Records for the task ::
— Start —

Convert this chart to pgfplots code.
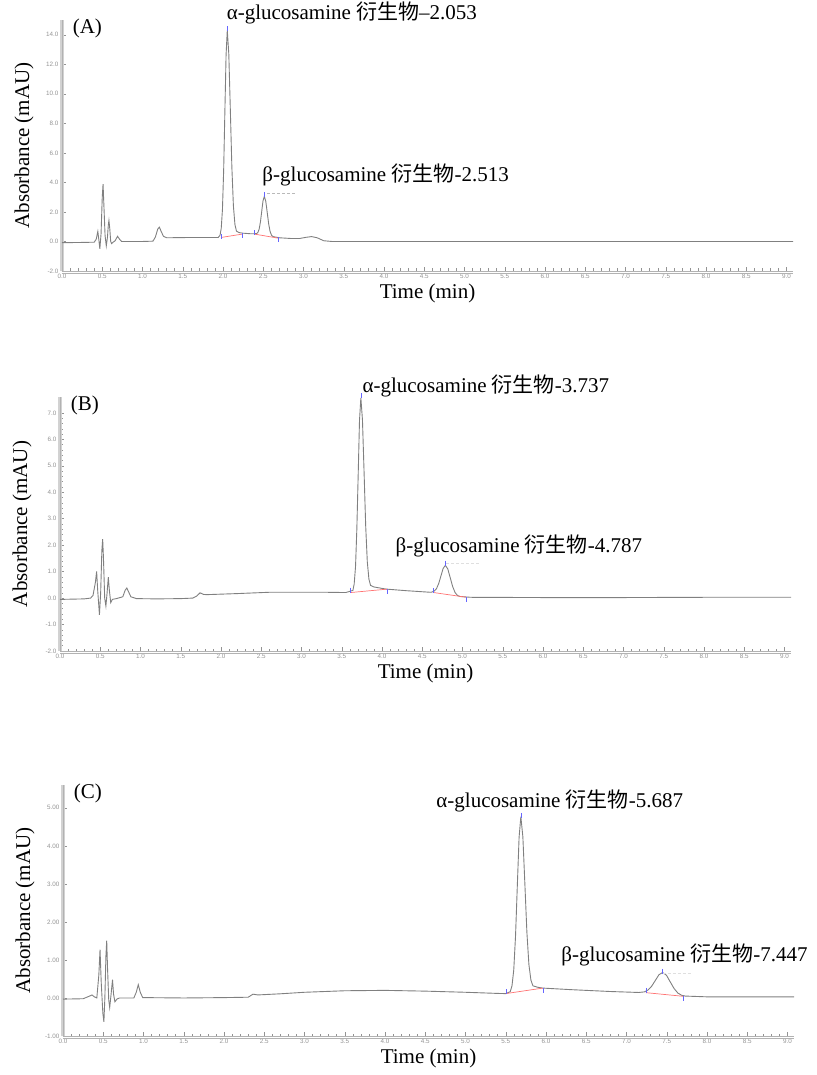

— End —
— Start —

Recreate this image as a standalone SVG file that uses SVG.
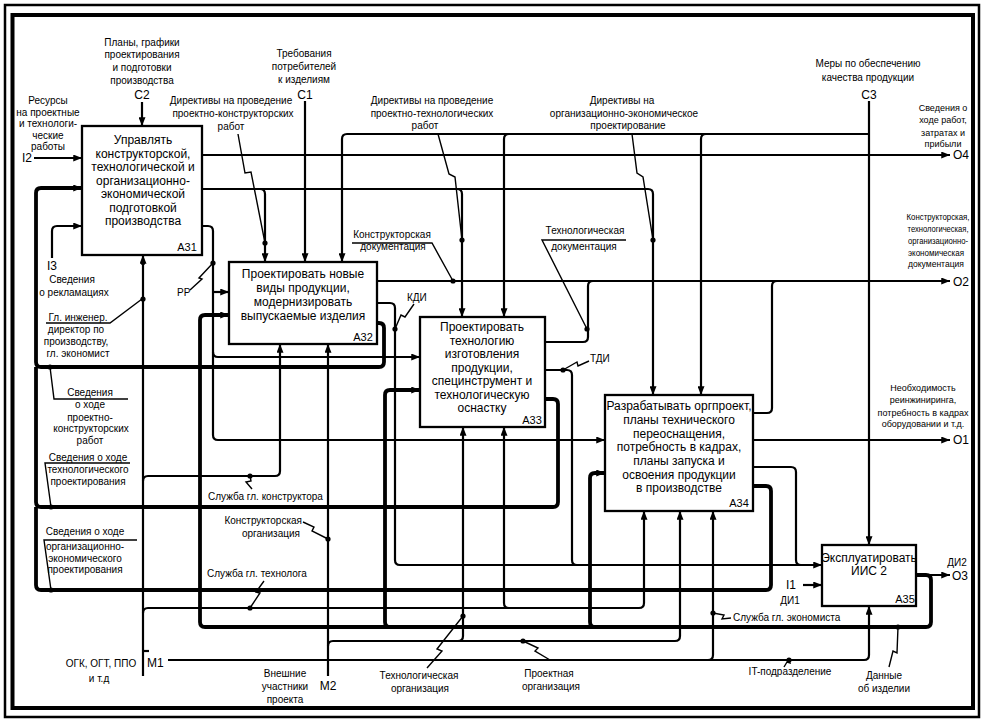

— End —
— Start —

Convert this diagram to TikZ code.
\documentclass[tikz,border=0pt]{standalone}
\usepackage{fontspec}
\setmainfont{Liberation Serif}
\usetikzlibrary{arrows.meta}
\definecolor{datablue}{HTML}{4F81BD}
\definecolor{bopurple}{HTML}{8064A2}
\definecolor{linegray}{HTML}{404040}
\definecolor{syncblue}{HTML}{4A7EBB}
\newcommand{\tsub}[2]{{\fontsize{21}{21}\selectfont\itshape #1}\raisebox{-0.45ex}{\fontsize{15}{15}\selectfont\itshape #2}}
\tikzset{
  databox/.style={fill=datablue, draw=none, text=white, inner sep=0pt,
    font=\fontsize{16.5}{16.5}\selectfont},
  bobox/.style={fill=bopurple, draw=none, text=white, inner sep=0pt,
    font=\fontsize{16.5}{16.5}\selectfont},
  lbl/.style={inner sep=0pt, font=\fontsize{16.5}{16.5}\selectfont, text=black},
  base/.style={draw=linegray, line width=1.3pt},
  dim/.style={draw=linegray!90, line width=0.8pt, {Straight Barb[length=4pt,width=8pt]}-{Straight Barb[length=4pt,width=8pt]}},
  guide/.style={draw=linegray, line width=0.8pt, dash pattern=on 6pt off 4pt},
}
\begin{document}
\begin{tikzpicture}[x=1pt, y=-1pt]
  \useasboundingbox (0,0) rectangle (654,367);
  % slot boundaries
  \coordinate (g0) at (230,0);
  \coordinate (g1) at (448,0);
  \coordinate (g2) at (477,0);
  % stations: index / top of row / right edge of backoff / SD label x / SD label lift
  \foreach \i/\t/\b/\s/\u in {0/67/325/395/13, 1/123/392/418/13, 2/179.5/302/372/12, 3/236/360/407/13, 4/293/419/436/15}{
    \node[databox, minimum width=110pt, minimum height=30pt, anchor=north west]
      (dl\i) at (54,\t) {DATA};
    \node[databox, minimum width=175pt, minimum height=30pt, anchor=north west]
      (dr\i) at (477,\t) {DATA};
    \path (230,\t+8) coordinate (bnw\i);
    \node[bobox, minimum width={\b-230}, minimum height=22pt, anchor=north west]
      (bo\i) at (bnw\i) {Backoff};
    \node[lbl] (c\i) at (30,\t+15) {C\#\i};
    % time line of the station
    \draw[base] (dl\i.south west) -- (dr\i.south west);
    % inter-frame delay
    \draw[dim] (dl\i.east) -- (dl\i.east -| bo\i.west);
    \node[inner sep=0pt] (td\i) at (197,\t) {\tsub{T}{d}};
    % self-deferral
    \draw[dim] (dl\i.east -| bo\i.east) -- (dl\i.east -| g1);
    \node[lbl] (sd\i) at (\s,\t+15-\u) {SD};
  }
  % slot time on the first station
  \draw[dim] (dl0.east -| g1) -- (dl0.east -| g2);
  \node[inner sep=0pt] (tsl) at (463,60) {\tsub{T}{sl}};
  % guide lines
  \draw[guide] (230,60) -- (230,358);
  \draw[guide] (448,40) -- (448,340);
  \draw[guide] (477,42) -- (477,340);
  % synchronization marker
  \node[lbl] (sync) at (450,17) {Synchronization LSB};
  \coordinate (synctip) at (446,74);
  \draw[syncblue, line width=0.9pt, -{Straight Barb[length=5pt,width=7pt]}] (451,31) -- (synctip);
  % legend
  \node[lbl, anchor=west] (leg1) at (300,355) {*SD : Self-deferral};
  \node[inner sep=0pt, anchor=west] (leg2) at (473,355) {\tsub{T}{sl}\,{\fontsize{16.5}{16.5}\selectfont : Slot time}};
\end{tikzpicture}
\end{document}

— End —

Filter the records for lines holding the string "code". Copy each one.

Convert this chart to pgfplots code.
Convert this diagram to TikZ code.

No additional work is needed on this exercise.